If the ticket issue was isolated, I probably don't write this post. But...
In my observation and to this point, there has been minimal engagement among Penn Staters outside of the already-defined hockey circles. Fight On State, the only one of the major-network PSU sites with a dedicated hockey message board, has seen a total of 19 posts since the Icers' loss to Oakland at the ACHA tournament. Sure, it's the offseason I guess, but consider all that has gone on since then:
- The entire NCAA hockey tournament. Granted, there was not direct PSU involvement, but that's something that draws the attention of dedicated college hockey fans regardless of team affiliation.
- The commitments of forwards Alec Marsh and Chase Berger for 2015.
- The announcement of 11 Icers who will play on the coming season's NCAA team.
- The signing and subsequent (official) announcement of two incoming players, one of whom is an NHL draft pick (!) transferring from Minnesota.
- The announcement of the sites and dates for the first four Big Ten tournaments.
- The Pegula Ice Arena groundbreaking ceremony and the continued progress of the construction.
- The reveal of next year's schedule.
- The Penn State Coaches Caravan, which produced a glut of media coverage - including the idea of an outdoor game at Beaver Stadium - and included both Guy Gadowsky and Josh Brandwene.
A Fight On State issue, you say? Okay, let's slide over to Lions 247, the major site that (by far) offers the most hockey coverage, thanks to the work of Andrew Dzurita. That site doesn't separate boards by sport, so it's fair to assume that a hockey discussion thread draws the eyeballs of those there to discuss football. When the news of Penn State's participation in the Pittsburgh College Hockey Invitational broke, Dzurita started a thread. It drew three responses from two individuals. Meanwhile, a thread on Euro 2012 was up to 97 as of late Monday night (not a criticism of the event, I'm a fan, but it has nothing to do with Penn State, and there are better places than a PSU message board to discuss it).
Taking things offline, it doesn't seem as if the NCAA program resulted in a spike of interest in the Icers. While the Ice Pavilion saw some large and raucous crowds this past season, it wasn't anything above and beyond what existed prior to Pegula's donation. It certainly wasn't an impossible ticket, despite the coziness of PSU's home facility.

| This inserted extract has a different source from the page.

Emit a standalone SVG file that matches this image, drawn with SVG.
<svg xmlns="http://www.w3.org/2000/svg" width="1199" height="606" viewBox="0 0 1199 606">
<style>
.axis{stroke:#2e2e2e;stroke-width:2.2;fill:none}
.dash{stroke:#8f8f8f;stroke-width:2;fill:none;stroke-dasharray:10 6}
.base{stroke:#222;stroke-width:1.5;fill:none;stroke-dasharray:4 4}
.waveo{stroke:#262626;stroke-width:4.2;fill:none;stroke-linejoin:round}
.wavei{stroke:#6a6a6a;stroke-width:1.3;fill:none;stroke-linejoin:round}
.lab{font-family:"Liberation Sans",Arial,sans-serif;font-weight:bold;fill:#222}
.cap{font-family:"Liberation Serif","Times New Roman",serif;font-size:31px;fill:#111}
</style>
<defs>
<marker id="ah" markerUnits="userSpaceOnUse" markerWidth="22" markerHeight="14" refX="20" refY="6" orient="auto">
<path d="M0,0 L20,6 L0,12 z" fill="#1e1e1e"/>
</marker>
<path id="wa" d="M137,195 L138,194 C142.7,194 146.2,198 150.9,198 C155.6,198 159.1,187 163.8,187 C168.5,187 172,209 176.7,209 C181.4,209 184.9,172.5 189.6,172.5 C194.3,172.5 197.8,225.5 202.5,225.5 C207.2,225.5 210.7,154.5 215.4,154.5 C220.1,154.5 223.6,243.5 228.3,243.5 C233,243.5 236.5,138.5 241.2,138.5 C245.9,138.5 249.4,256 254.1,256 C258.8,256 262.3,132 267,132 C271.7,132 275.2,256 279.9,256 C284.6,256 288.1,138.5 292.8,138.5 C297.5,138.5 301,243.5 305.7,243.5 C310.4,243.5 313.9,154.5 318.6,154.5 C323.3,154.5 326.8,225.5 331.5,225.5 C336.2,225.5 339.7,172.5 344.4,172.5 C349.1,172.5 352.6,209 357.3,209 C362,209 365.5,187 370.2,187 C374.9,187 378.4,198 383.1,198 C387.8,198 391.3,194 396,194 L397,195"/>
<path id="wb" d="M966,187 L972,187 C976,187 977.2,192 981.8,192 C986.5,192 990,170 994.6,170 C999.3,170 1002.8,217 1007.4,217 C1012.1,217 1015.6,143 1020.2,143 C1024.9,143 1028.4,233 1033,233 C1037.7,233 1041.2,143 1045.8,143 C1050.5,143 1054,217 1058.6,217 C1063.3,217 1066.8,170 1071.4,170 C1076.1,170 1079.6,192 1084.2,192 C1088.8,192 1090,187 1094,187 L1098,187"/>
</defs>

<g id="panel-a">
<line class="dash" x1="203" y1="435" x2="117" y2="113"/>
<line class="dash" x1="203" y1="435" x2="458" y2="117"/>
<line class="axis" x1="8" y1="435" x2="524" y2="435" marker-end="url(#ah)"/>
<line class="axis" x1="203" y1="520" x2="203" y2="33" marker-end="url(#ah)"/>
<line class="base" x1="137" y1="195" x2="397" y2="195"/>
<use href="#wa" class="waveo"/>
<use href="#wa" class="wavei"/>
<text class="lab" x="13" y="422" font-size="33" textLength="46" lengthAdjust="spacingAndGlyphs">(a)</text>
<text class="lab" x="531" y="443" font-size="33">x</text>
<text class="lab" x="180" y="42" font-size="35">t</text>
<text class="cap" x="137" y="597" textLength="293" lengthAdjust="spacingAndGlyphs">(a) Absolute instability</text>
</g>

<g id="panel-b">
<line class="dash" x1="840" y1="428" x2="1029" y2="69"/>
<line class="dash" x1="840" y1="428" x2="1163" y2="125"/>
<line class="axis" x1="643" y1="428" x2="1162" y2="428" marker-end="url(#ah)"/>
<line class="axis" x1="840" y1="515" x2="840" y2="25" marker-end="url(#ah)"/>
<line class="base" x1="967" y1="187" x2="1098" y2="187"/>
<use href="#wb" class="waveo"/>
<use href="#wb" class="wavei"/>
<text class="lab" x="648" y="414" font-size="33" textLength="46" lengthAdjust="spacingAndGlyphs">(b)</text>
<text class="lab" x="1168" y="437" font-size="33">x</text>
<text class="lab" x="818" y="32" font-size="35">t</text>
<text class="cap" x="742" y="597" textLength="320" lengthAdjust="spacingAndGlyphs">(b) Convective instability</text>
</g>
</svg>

I'll also admit to being a little disappointed with the attendance at the outdoor game with NCAA Division III Neumann at Citizens Bank Park. With what was a de facto limitless supply of tickets in the largest city in Pennsylvania - and over winter break, with PSU's large Philadelphia-based student contingent at home - a unique event and with unprecedented media coverage for a Penn State hockey game, an estimated 3,000 Penn Staters hardly seems like the overwhelming success portrayed by school officials. It was a number nearly matched by NU, which has roughly 10,000 total living alumni. Philadelphia and adjacent counties (Delaware, Chester, Montgomery and Bucks) alone have about 81,000 PSU alumni, according to the alumni association, and again, students at home.

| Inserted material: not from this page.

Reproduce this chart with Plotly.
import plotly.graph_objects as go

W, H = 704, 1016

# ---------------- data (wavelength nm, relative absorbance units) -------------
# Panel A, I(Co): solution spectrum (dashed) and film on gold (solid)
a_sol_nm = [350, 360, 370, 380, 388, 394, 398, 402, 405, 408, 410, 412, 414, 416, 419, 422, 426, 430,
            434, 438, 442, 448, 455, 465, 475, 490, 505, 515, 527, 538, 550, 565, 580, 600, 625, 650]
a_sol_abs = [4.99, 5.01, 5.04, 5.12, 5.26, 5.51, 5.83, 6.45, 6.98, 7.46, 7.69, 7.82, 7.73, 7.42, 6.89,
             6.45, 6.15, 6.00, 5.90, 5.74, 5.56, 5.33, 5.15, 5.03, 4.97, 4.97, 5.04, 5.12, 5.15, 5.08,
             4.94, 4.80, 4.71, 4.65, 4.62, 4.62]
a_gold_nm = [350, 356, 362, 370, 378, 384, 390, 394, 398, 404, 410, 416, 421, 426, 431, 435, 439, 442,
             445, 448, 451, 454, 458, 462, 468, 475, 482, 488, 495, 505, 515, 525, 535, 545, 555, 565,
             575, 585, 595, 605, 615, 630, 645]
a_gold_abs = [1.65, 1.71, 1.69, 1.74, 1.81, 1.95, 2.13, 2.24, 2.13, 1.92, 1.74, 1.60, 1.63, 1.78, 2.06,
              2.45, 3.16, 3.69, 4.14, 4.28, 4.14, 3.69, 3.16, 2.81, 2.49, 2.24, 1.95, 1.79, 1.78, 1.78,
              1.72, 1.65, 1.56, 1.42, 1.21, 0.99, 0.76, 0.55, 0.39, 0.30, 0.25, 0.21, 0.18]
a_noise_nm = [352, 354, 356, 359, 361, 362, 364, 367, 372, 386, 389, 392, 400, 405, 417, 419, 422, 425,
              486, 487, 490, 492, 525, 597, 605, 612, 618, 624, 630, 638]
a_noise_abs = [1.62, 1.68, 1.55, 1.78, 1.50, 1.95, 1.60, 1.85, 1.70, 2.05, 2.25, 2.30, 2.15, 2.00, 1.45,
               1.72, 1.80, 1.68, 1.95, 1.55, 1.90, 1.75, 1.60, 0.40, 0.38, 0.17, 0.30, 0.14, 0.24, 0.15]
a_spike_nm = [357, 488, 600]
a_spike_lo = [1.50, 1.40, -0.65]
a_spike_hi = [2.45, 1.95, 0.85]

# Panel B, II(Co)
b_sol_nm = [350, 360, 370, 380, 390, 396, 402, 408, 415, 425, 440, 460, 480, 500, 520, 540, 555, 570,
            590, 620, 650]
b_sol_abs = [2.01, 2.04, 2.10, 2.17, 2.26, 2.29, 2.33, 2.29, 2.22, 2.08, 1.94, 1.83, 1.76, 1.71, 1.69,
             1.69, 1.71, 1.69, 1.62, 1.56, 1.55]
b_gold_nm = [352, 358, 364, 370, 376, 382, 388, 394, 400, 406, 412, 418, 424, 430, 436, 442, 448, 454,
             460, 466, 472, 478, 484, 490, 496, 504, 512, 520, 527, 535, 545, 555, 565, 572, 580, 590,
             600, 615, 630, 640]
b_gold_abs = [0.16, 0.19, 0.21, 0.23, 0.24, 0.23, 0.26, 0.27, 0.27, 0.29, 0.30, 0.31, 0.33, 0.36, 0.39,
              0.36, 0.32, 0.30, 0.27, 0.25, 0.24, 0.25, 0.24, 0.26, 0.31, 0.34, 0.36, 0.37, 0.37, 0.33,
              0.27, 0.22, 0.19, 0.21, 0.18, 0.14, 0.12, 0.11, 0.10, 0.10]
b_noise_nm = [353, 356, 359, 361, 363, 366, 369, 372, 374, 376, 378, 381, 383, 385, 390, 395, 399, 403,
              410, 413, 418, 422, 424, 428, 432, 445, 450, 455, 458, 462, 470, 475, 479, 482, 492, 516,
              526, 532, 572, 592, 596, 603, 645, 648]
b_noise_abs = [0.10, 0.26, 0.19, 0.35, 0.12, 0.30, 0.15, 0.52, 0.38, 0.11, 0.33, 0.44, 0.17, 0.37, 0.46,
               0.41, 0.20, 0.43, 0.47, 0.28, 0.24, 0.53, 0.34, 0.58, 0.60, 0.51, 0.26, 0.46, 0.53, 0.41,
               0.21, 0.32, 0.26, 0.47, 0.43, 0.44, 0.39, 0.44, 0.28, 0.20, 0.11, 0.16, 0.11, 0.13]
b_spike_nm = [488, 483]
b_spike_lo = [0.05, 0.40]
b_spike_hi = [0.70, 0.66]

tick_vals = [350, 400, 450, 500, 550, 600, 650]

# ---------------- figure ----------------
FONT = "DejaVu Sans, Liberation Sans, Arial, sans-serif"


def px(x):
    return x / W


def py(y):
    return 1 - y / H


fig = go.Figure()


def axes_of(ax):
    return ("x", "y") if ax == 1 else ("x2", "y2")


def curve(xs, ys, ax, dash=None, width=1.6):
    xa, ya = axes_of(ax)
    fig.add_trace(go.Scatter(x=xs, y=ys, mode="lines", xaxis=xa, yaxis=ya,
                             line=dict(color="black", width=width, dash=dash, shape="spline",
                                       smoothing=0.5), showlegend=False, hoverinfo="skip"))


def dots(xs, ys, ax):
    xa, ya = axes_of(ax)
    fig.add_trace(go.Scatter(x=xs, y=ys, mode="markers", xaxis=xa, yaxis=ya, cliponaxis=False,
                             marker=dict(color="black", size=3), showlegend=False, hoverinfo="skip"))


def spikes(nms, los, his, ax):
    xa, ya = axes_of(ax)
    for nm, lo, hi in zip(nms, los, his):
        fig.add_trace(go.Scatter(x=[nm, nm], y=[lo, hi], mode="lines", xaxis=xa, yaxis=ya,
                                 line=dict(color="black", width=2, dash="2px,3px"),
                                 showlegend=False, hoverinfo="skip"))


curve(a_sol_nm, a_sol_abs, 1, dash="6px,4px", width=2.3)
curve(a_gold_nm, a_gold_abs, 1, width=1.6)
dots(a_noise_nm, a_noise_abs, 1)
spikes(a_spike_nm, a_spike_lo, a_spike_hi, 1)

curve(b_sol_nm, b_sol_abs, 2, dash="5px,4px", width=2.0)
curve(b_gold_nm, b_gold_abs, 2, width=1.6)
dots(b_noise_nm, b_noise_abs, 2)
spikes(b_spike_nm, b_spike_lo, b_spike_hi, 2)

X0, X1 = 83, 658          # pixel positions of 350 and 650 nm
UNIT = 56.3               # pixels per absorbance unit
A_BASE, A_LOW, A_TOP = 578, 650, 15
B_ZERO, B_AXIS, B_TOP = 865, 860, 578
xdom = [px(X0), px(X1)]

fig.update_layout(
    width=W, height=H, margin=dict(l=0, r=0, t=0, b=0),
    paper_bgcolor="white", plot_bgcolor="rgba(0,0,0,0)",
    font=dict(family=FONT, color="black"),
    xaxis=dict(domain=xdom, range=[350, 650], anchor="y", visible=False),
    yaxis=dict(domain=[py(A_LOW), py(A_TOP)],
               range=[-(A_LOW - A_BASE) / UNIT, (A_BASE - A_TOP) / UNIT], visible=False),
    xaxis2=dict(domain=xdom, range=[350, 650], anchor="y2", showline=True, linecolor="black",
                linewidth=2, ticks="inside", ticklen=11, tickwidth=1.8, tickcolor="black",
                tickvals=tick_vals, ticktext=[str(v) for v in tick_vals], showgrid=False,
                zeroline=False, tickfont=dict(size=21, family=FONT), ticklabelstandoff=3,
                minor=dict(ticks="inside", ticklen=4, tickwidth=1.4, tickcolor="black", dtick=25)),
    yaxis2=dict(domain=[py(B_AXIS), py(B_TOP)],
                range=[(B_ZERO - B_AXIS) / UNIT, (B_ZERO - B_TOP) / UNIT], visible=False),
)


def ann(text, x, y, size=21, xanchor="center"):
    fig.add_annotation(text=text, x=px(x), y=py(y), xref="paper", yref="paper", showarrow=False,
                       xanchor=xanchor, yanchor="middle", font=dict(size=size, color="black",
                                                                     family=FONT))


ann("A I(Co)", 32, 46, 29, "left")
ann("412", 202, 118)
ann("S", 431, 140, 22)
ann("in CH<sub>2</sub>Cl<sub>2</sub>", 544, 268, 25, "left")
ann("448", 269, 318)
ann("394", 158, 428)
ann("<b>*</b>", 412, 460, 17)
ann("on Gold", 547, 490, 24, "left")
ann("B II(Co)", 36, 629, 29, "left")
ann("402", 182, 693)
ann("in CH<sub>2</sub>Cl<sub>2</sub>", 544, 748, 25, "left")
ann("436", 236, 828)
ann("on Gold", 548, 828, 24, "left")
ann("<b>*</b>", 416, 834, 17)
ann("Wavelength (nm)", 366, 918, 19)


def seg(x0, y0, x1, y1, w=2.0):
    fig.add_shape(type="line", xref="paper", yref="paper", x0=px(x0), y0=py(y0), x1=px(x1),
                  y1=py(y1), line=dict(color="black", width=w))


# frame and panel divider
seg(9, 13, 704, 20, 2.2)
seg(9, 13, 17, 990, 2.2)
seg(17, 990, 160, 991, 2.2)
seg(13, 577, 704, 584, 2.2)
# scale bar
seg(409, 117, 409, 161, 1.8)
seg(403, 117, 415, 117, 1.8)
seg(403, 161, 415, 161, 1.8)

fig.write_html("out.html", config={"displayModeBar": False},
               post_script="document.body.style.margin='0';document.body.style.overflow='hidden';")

There's an argument to be made that people will show up once the NCAA teams officially get rolling. That's fair, I suppose. Maybe expecting overflow crowds for the same old, same old at Greenberg is unreasonable on my part. But guess what? It's here. On the men's side, the roster is set. The schedule is known. There's a PSU page on USCHO. Penn State is an NCAA program now, in every sense of the word. And before we know it, there will be an NCAA-sized arena to fill, and there will need to be a large number of attendees who didn't go to Icers games needed to do so. Right now, it doesn't seem like they're beating down the door.
My sense as someone fairly well engaged in the Penn State community is that there are a ton of people out there who are sincerely happy that NCAA hockey is finally coming to PSU and that a nice arena is being built to host it. Certainly no sane Penn Stater doesn't approve. At the aforementioned Coaches Caravan, I observed people approach Gadowsky with sticks and pucks for autographs meaning, of course, that they planned to talk to him, they didn't simply read his name tag and grab a free autograph card. There is, generally, interest out there. There are not, however, a lot of people who are plugged in on anything beyond the most superficial of levels. At the Coaches Caravan, I also observed several people accidentally pick up hockey ticket interest slips, then toss them back when realizing they weren't entry forms for the autographed Bill O'Brien football. In aggregate, the sense one gets is along the lines of "Hockey? Awesome. Love the sport. Glad to have it. It's about time...oh, tickets? No thanks. Where do you sign up for the football?"
It's not uncommon to see comments from mainstream PSU asking basic questions like "When does the Big Ten start?" and "When does the arena open?" If they're not minimally informed or even interested enough to look it up on their own at this crucial formative stage, will they be there later? Suffice it to say that a lot of those "average" Penn Staters, the ones who live for football Saturdays but follow other sports much more casually, if at all, are going to be needed to fill the Pegula Ice Arena. The challenge for the foreseeable future will be to engage those people, to convert them to those willing to fill out both the hockey ticket and autographed football slips.
|This picture of Value City Arena wasn't labeled, but I assume there's a hockey game happening below.|
Penn State is, without a doubt, a fantastic sports school. Then again, so is Ohio State, which averaged 3,799 fans in 15 games at its home Value City Arena last season despite climbing as high as second in the polls after a 14-4-1 start (Michigan State, the second lowest of the Big Ten programs, averaged 5,364). Oh yeah, and the Buckeyes are based in a metropolitan area of 1.8 million people where the university is the primary sporting entity in town (sorry I'm not, Blue Jackets). Sure, people travel from all over for Penn State football, but the isolation of the campus has proven detrimental to sports with more than seven home games per season over the years (men's basketball drew 6,937 in 2011-2012, on the heels of an NCAA tournament bid).
Given the immense popularity of wrestling and women's volleyball at PSU - not the case everywhere, obviously - the resurgent women's basketball program and the potentially resurgent men's basketball program, how much time, money and interest will be left for hockey - particularly those 5,000 non-student seats (I'm not all that worried about the student section attendance, they'll show up) at the PIA, suite sales, advertising, et cetera?
Unfortunately, and despite the early indications that led to this post, that question will have to remain unanswered for now. But it is time to ask it.